Claro que algunos tenemos miedo porque ante la claridad qué aporta una luz, aparecen las deficiencias y los pecados.  Por eso también Jesús nos dice que cuando el Espíritu venga con su luz nos hará reconocer la culpa y lo precisa en tres aspectos muy concretos. El primero en materia de pecado. Quién no reconoce a Jesús y su verdad está cometiendo un pecado, quien no acepta sus mandamientos y su proyecto está cometiendo un pecado. 

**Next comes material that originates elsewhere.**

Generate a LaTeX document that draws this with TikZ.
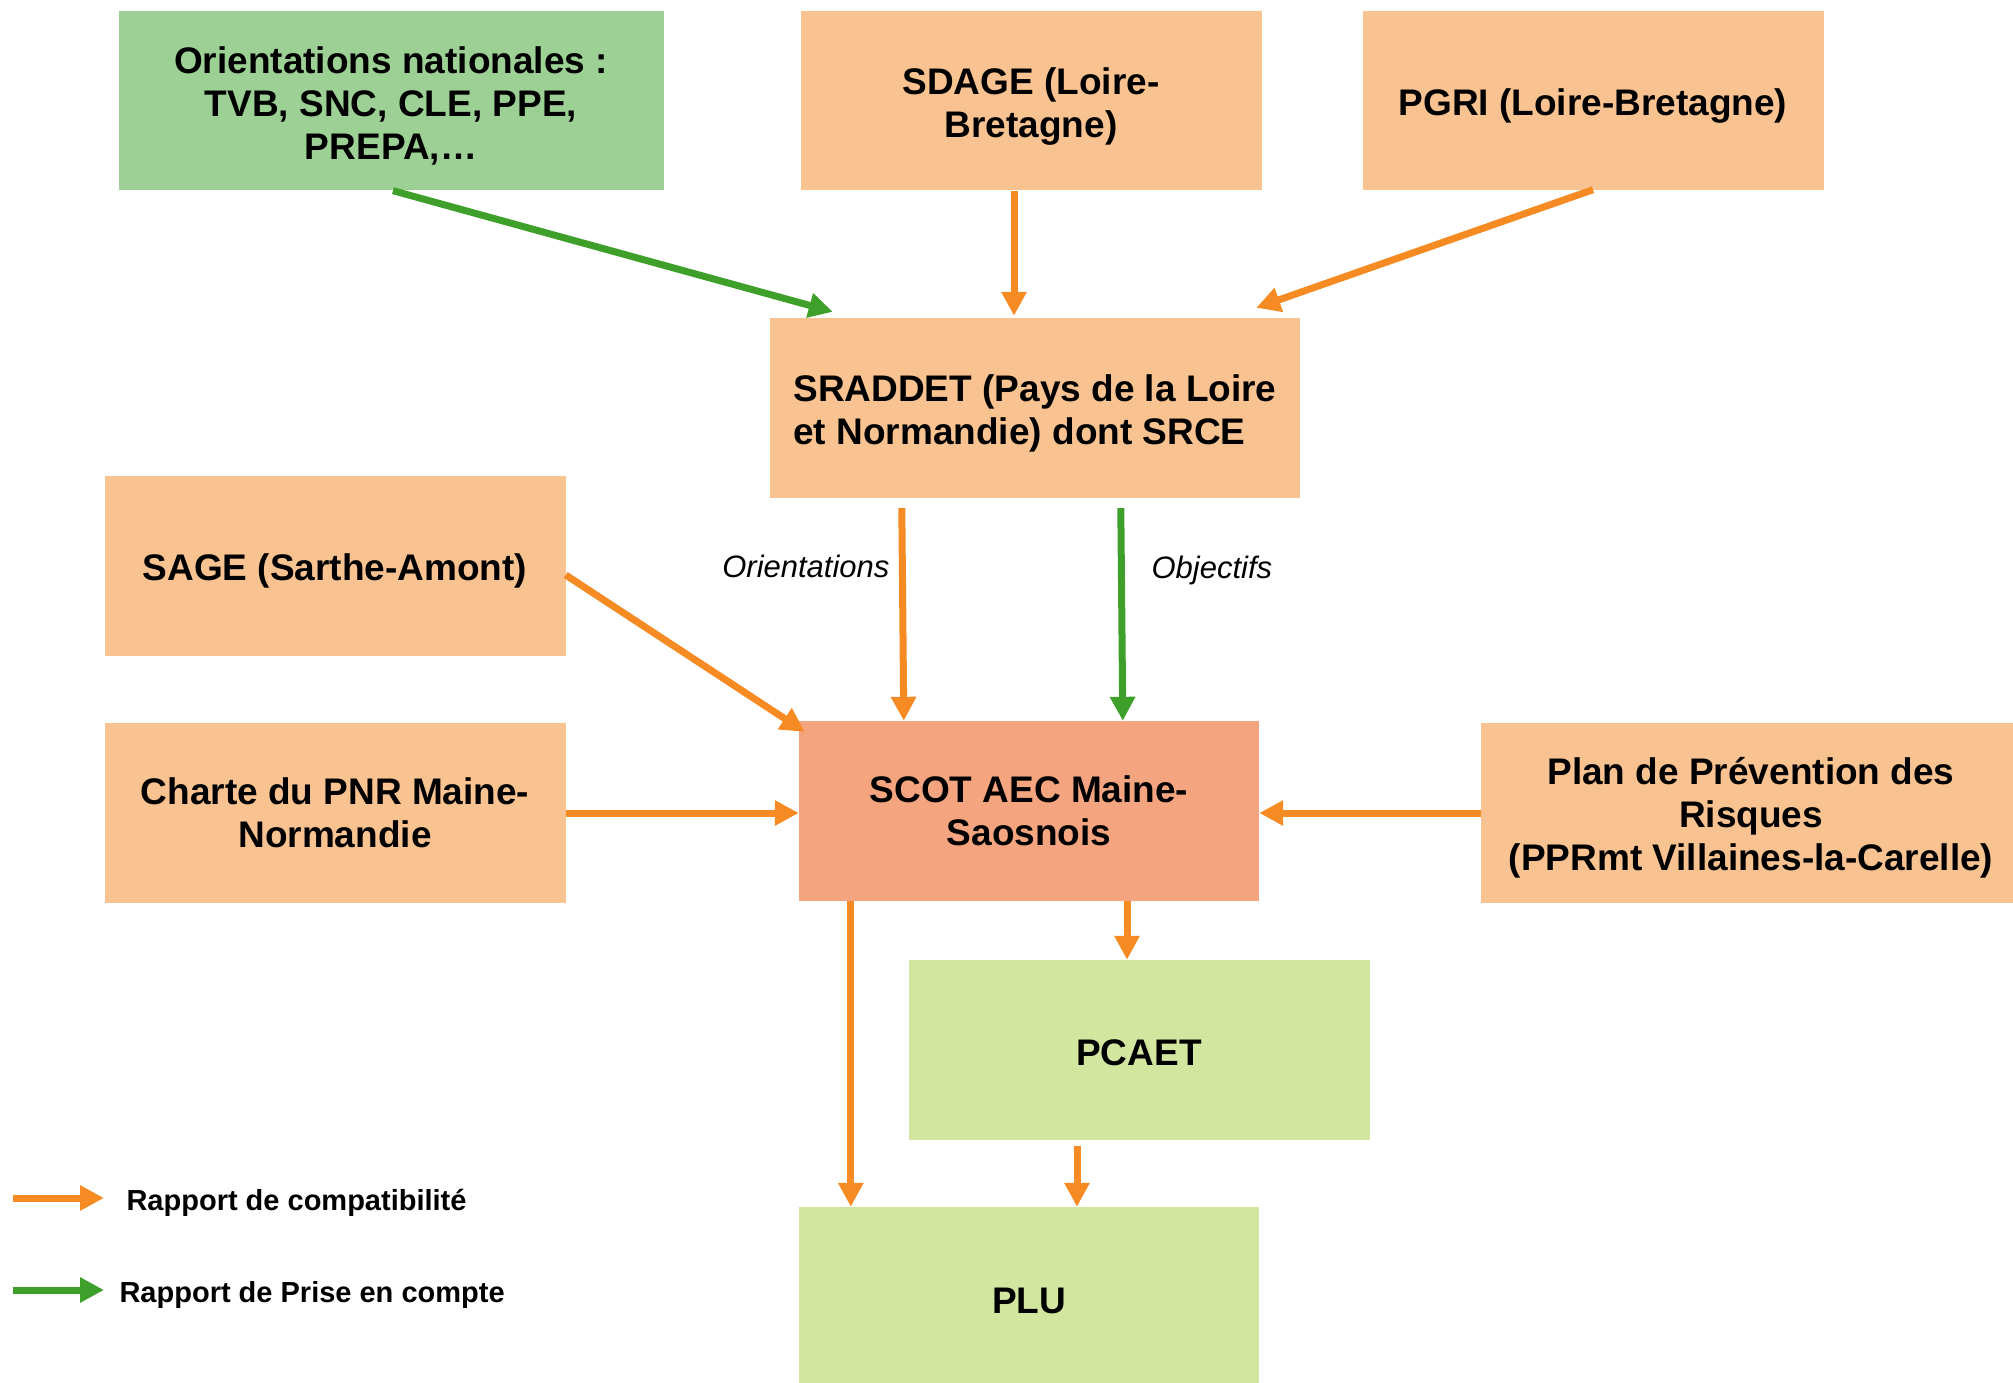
\documentclass[tikz,border=0pt]{standalone}
\usepackage{fontspec}
\setmainfont{Liberation Sans}
\usetikzlibrary{arrows.meta}
\definecolor{peche}{HTML}{F9C391}
\definecolor{vertnat}{HTML}{9CD094}
\definecolor{saumon}{HTML}{F4A57F}
\definecolor{vertpale}{HTML}{D3E6A0}
\definecolor{flecheorange}{HTML}{F68B23}
\definecolor{flecheverte}{HTML}{3EA02A}
\newcommand\haut{\rule{0pt}{37pt}}
\tikzset{
  doc/.style={fill=peche, minimum width=461pt, minimum height=180pt, inner sep=0pt,
    align=center, font=\bfseries\fontsize{37}{43}\selectfont},
  compat/.style={draw=flecheorange, line width=7pt, -{Triangle[width=24pt,length=24pt]}},
  prise/.style={draw=flecheverte, line width=7pt, -{Triangle[width=24pt,length=24pt]}},
  legende/.style={anchor=west, font=\bfseries\fontsize{29}{33}\selectfont},
  lien/.style={font=\itshape\fontsize{31}{36}\selectfont}
}
\begin{document}
\begin{tikzpicture}[x=1pt,y=-1pt]
\useasboundingbox (0,0) rectangle (2013,1383);
\node[doc, fill=vertnat, minimum width=545pt, minimum height=179pt] (nat) at (391,101) {\haut Orientations nationales :\\TVB, SNC, CLE, PPE,\\PREPA,…};
\node[doc, minimum height=179pt] (sdage) at (1031,101) {\haut SDAGE (Loire-\\Bretagne)};
\node[doc, minimum height=179pt] (pgri) at (1593,101) {\haut PGRI (Loire-Bretagne)};
\node[doc, minimum width=530pt, align=left] (sraddet) at (1035,408) {\haut SRADDET (Pays de la Loire\\et Normandie) dont SRCE};
\node[doc] (sage) at (335,566) {\haut SAGE (Sarthe-Amont)};
\node[doc] (charte) at (335,813) {Charte du PNR Maine-\\Normandie};
\node[doc, fill=saumon, minimum width=460pt] (scot) at (1029,811) {SCOT AEC Maine-\\Saosnois};
\node[doc, minimum width=532pt] (plan) at (1747,813) {\hspace*{8pt}\haut Plan de Prévention des\\\hspace*{8pt}Risques\\\hspace*{8pt}(PPRmt Villaines-la-Carelle)};
\node[doc, fill=vertpale] (pcaet) at (1139,1050) {\rule{0pt}{32pt}PCAET};
\node[doc, fill=vertpale, minimum width=460pt, minimum height=176pt] (plu) at (1029,1295) {\haut PLU};

\draw[prise] ([xshift=2pt]nat.south) -- ([xshift=63pt,yshift=6pt]sraddet.north west);
\draw[compat] ([xshift=-17pt]sdage.south) -- ([xshift=-17pt,yshift=2pt]sdage.south |- sraddet.north);
\draw[compat] ([yshift=1pt]pgri.south) -- ([xshift=-44pt,yshift=10pt]sraddet.north east);
\draw[compat] ([xshift=132pt,yshift=-10pt]sraddet.south west) -- ([xshift=105pt]scot.north west);
\draw[prise] ([xshift=351pt,yshift=-10pt]sraddet.south west) -- ([xshift=324pt]scot.north west);
\draw[compat] ([yshift=-9pt]sage.east) -- ([xshift=6pt,yshift=-11pt]scot.north west);
\draw[compat] (charte.east) -- (charte.east -| scot.west);
\draw[compat] (plan.west) -- (plan.west -| scot.east);
\draw[compat] ([xshift=98pt]scot.south) -- ([xshift=98pt]scot.south |- pcaet.north);
\draw[compat] ([xshift=52pt]scot.south west) -- ([xshift=52pt]scot.south west |- plu.north);
\draw[compat] ([xshift=-62pt,yshift=-6pt]pcaet.south) -- ([xshift=-62pt]pcaet.south |- plu.north);

\node[lien, anchor=east] (orient) at (893,566) {Orientations};
\node[lien, anchor=west] (objectifs) at (1148,570) {Objectifs};

\node[legende] (l1) at (123,1203) {Rapport de compatibilité};
\node[legende] (l2) at (116,1295) {Rapport de Prise en compte};
\coordinate (c1) at (13,1198);
\coordinate (c1e) at (104,1198);
\coordinate (c2) at (13,1290);
\coordinate (c2e) at (104,1290);
\draw[compat] (c1) -- (c1e);
\draw[prise] (c2) -- (c2e);
\end{tikzpicture}
\end{document}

Segundo, en materia de justicia. Él ha venido del padre y va al Padre. Quien no reconoce la misión de Jesús que es darnos a conocer al Padre, quien desconoce a Dios como su Padre y quién niega a los hombres como sus hermanos está cometiendo una injusticia y estorba a la misión de Jesús. 

Tercero, en materia de juicio, porque el príncipe de este mundo ya está condenado. Un juicio donde se da a conocer quién es el verdadero Señor del universo y que descubre las artimañas del mal que engaña a los hombres. No puede prevalecer una cultura de muerte. 

La venida del Espíritu Santo nos ayudará con su luz a distinguir claramente estas culturas que se oponen a la vida. La vida en Dios no puede ser vencida por la cultura de la muerte. Pero también, el Espíritu nos hará ver claramente cuál es nuestra postura ante la vida y nos descubrirá cómo es nuestro actuar. 

Dejémonos iluminar por este espíritu. Pidámoslo con mucha ansia y devoción. Con ansia de que ya esté presente en medio de nosotros.